**The task**
State only the number of lines that include "with".

— Start Input data —

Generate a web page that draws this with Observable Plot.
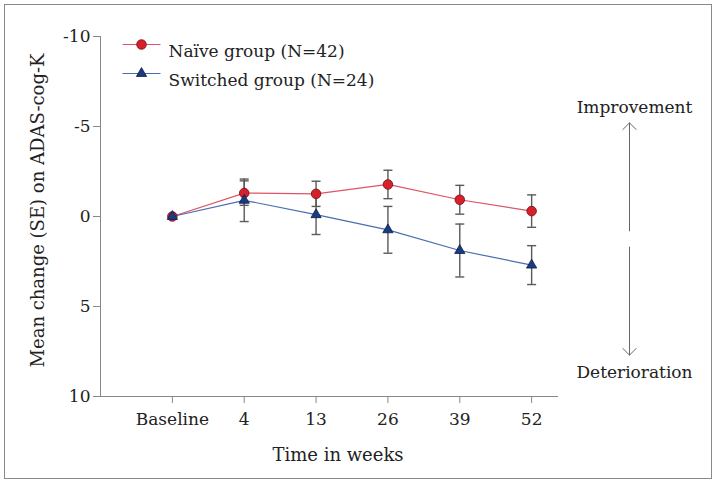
<!DOCTYPE html>
<html>
<head>
<meta charset="utf-8">
<script src="https://cdn.jsdelivr.net/npm/d3@7"></script>
<script src="https://cdn.jsdelivr.net/npm/@observablehq/plot@0.6"></script>
<style>
  body { margin: 0; background: #fff; }
  #wrap { position: relative; width: 717px; height: 484px; }
  #border { position: absolute; left: 4px; top: 4px; width: 706px; height: 473px; border: 1.5px solid #8a8a8a; pointer-events: none; }
  #wrap svg text { font-family: "DejaVu Serif", serif !important; }
</style>
</head>
<body>
<div id="wrap"><div id="border"></div></div>
<script>
// ---- data ----
const weeks = ["Baseline", "4", "13", "26", "39", "52"];
const naiveMean = [0, -1.3, -1.26, -1.78, -0.93, -0.3];
const naiveSE = [0, 0.68, 0.7, 0.79, 0.8, 0.9];
const switchedMean = [0, -0.9, -0.1, 0.74, 1.89, 2.7];
const switchedSE = [0, 1.18, 1.1, 1.3, 1.47, 1.08];
const seriesNames = ["Naïve group (N=42)", "Switched group (N=24)"];
const yTicks = [-10, -5, 0, 5, 10];
const xTitle = "Time in weeks";
const yTitle = "Mean change (SE) on ADAS-cog-K";
const annotationLabels = ["Improvement", "Deterioration"];
const arrowSpans = [{from: 0.8, to: -5.2}, {from: 1.7, to: 7.7}];

const naive = weeks.map((w, i) => ({i, m: naiveMean[i], se: naiveSE[i]}));
const switched = weeks.map((w, i) => ({i, m: switchedMean[i], se: switchedSE[i]}));

const capSymbol = {
  draw(ctx, size) {
    const w = Math.sqrt(size / Math.PI);
    ctx.moveTo(-w, 0);
    ctx.lineTo(w, 0);
  }
};

const red = "#d8202a", redLine = "#dd5566";
const blue = "#1b3a82", blueLine = "#4a6db0";
const errColor = "#5a5a5a";
const xEnd = 5.36;
const fs = 17;

function errMarks(data) {
  const d = data.filter(r => r.se > 0);
  return [
    Plot.ruleX(d, {x: "i", y1: r => r.m - r.se, y2: r => r.m + r.se, stroke: errColor, strokeWidth: 1.4}),
    Plot.dot(d, {x: "i", y: r => r.m - r.se, symbol: capSymbol, r: 4.5, stroke: errColor, strokeWidth: 1.4}),
    Plot.dot(d, {x: "i", y: r => r.m + r.se, symbol: capSymbol, r: 4.5, stroke: errColor, strokeWidth: 1.4})
  ];
}

const chart = Plot.plot({
  width: 717,
  height: 484,
  marginLeft: 100,
  marginTop: 36,
  marginBottom: 88,
  marginRight: 160,
  style: {fontFamily: "'DejaVu Serif', serif", color: "#222", background: "transparent"},
  x: {type: "linear", domain: [-1, xEnd]},
  y: {domain: [10, -10]},
  marks: [
    Plot.frame({anchor: "left", stroke: "#888"}),
    Plot.frame({anchor: "bottom", stroke: "#888"}),
    Plot.axisY({ticks: yTicks, tickSize: 7, tickPadding: 3, tickFormat: d => String(d), fontSize: fs, stroke: "#888", label: null}),
    Plot.text([yTitle], {frameAnchor: "left", dx: -62, dy: -6, text: d => d, rotate: -90, textAnchor: "middle", lineAnchor: "middle", fontSize: 18, fill: "#222"}),
    Plot.axisX({ticks: d3.range(weeks.length), tickSize: 7, tickPadding: 9, tickFormat: i => weeks[i], fontSize: fs, stroke: "#888", label: null}),
    Plot.text([xTitle], {frameAnchor: "bottom", dx: 9, dy: 59, text: d => d, textAnchor: "middle", lineAnchor: "middle", fontSize: 18, fill: "#222"}),
    Plot.line(naive, {x: "i", y: "m", stroke: redLine, strokeWidth: 1.2}),
    Plot.line(switched, {x: "i", y: "m", stroke: blueLine, strokeWidth: 1.2}),
    ...errMarks(naive),
    ...errMarks(switched),
    Plot.dot(naive, {x: "i", y: "m", r: 4.8, fill: red, stroke: "#6a1015", strokeWidth: 0.8}),
    Plot.dot(switched, {x: "i", y: "m", r: 3.8, symbol: "triangle", fill: blue, stroke: "#0c1d4a", strokeWidth: 0.8}),
    // legend
    Plot.dot([seriesNames[0]], {frameAnchor: "top-left", dx: 41, dy: 8, symbol: capSymbol, r: 19, stroke: redLine, strokeWidth: 1.2}),
    Plot.dot([seriesNames[0]], {frameAnchor: "top-left", dx: 41, dy: 8, r: 4.8, fill: red, stroke: "#6a1015", strokeWidth: 0.8}),
    Plot.text([seriesNames[0]], {frameAnchor: "top-left", dx: 68, dy: 8, text: d => d, textAnchor: "start", fontSize: fs, fill: "#222"}),
    Plot.dot([seriesNames[1]], {frameAnchor: "top-left", dx: 41, dy: 37, symbol: capSymbol, r: 19, stroke: blueLine, strokeWidth: 1.2}),
    Plot.dot([seriesNames[1]], {frameAnchor: "top-left", dx: 41, dy: 37, r: 3.8, symbol: "triangle", fill: blue, stroke: "#0c1d4a", strokeWidth: 0.8}),
    Plot.text([seriesNames[1]], {frameAnchor: "top-left", dx: 68, dy: 37, text: d => d, textAnchor: "start", fontSize: fs, fill: "#222"}),
    // annotations
    Plot.text([annotationLabels[0]], {frameAnchor: "top-right", dx: 77, dy: 71, text: d => d, textAnchor: "middle", lineAnchor: "middle", fontSize: fs, fill: "#222"}),
    Plot.text([annotationLabels[1]], {frameAnchor: "bottom-right", dx: 77, dy: -24, text: d => d, textAnchor: "middle", lineAnchor: "middle", fontSize: fs, fill: "#222"}),
    Plot.arrow(arrowSpans, {x1: xEnd, x2: xEnd, y1: "from", y2: "to", dx: 72, stroke: "#666", strokeWidth: 1, headAngle: 90, headLength: 14, clip: false})
  ]
});
document.getElementById("wrap").prepend(chart);
</script>
</body>
</html>
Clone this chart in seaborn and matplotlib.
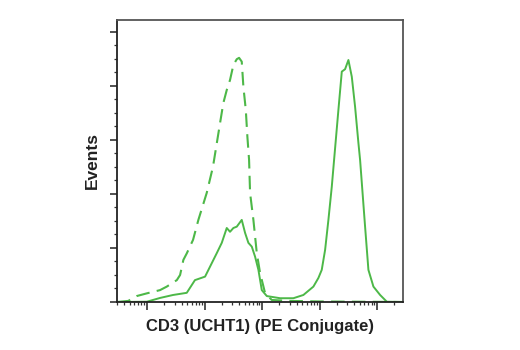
import numpy as np
import pandas as pd
import matplotlib
matplotlib.use("Agg")
import matplotlib.pyplot as plt
import seaborn as sns
from matplotlib.ticker import LogLocator, MultipleLocator, NullFormatter

# Isotype control (dashed)
iso_x = [3.0, 4.7, 6.6, 9.9, 16.8, 22, 32.9, 37.5, 42.8, 49, 63, 78, 109, 140, 186, 212,
         243, 277, 317, 363, 398, 443, 473, 521, 555, 594, 618, 706, 809, 923, 1127, 1475,
         3070, 10200, 50000, 282000]
iso_y = [0, 0.4, 2.2, 3.2, 4.4, 5.7, 8.1, 10, 15.6, 18, 23, 30.4, 40.4, 50.1, 66.3, 73.7,
         78.5, 82.2, 87.8, 89.9, 90.4, 89, 79.7, 71.1, 61.2, 52.6, 40.4, 30.4, 18.1, 10.7, 3.3, 0.74,
         0.4, 0.2, 0.1, 0]

# CD3 (UCHT1) PE stained (solid)
cd3_x = [3.0, 9.9, 16.8, 28.3, 49, 68, 102, 163, 199, 243, 277, 317, 363, 443, 506, 578,
         662, 755, 863, 988, 1208, 2056, 3500, 5225, 7800, 9530, 10900, 12470, 14230, 16290,
         17860, 21230, 24320, 27740, 31700, 36300, 41400, 47300, 50600, 61800, 70600, 86300,
         112800, 147600, 282000]
cd3_y = [0, 0.1, 1.5, 2.6, 3.4, 8.1, 9.4, 18.1, 21.9, 27.4, 26, 27.4, 27.9, 30.4, 25.6, 21.9,
         20.5, 16.8, 11.9, 4.4, 2.2, 1.4, 1.4, 2.6, 5.7, 8.9, 11.9, 19.3, 30.4, 42.7,
         52.6, 71.1, 85.3, 86.2, 89.6, 83.4, 72.3, 58.9, 52.6, 27.9, 11.9, 5.7,
         2.6, 0.1, 0]

x_label = "CD3 (UCHT1) (PE Conjugate)"
y_label = "Events"

sns.set_style("ticks")
plt.rcParams['font.family'] = ['Liberation Sans', 'DejaVu Sans']

fig = plt.figure(figsize=(5.2, 3.5), dpi=100)
ax = fig.add_axes([117/520, 48/350, (403-117)/520, (302-19.5)/350])
ax.set_xscale('log')

green = '#4DB848'
iso = pd.DataFrame({'x': iso_x, 'y': iso_y})
cd3 = pd.DataFrame({'x': cd3_x, 'y': cd3_y})
sns.lineplot(data=iso, x='x', y='y', ax=ax, color=green, lw=1.5, sort=False,
             dashes=False, linestyle=(0, (6.5, 3.5)))
sns.lineplot(data=cd3, x='x', y='y', ax=ax, color=green, lw=1.4, sort=False)

ax.set_xlim(3.0, 282000)
ax.set_ylim(0, 104.6)
ax.xaxis.set_major_locator(LogLocator(base=10, numticks=20))
ax.xaxis.set_minor_locator(LogLocator(base=10, subs=np.arange(2, 10), numticks=20))
ax.xaxis.set_major_formatter(NullFormatter())
ax.xaxis.set_minor_formatter(NullFormatter())
ax.yaxis.set_major_locator(MultipleLocator(20))
ax.yaxis.set_minor_locator(MultipleLocator(5))
ax.yaxis.set_major_formatter(NullFormatter())

ax.tick_params(axis='x', which='major', length=6, width=1.2, color='#333333', direction='out')
ax.tick_params(axis='y', which='major', length=5, width=1.2, color='#333333', direction='out')
ax.tick_params(axis='both', which='minor', length=2.5, width=0.9, color='#333333', direction='out')

for s in ['left', 'bottom']:
    ax.spines[s].set_color('#222222')
    ax.spines[s].set_linewidth(1.3)
for s in ['top', 'right']:
    ax.spines[s].set_color('#555555')
    ax.spines[s].set_linewidth(1.3)
    ax.spines[s].set_visible(True)

ax.set_xlabel(x_label, fontsize=12, fontweight='bold', color='#222222', labelpad=3)
ax.set_ylabel(y_label, fontsize=12.5, fontweight='bold', color='#222222', labelpad=4)

fig.savefig('out.png', dpi=100)
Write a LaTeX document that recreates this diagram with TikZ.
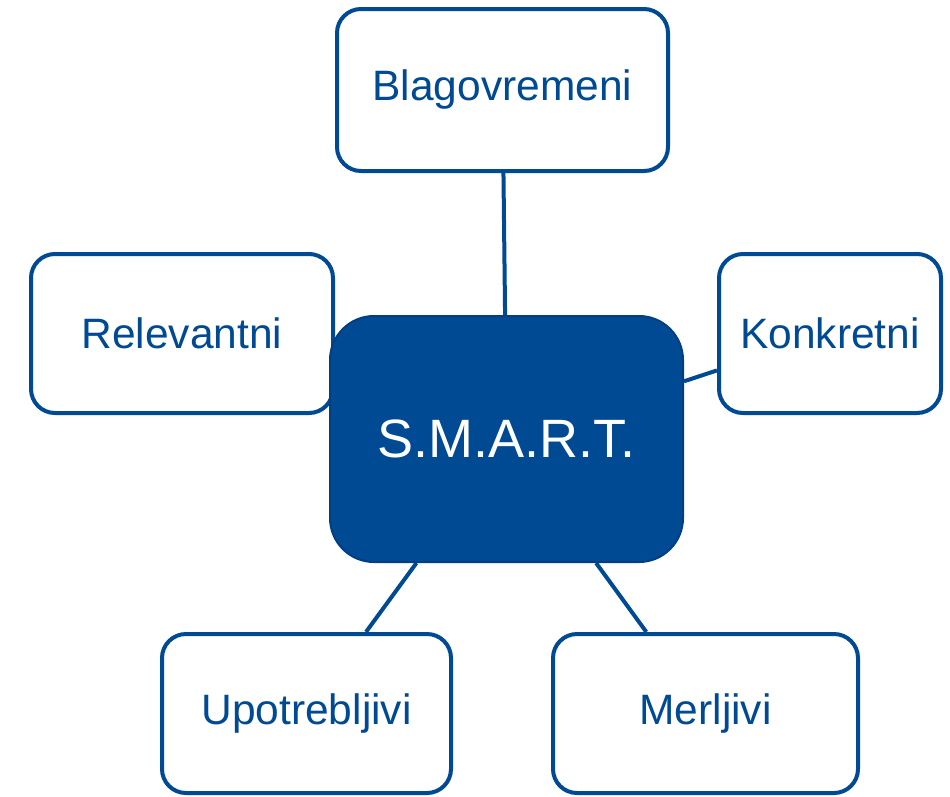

— End Input data —

**Full response**
2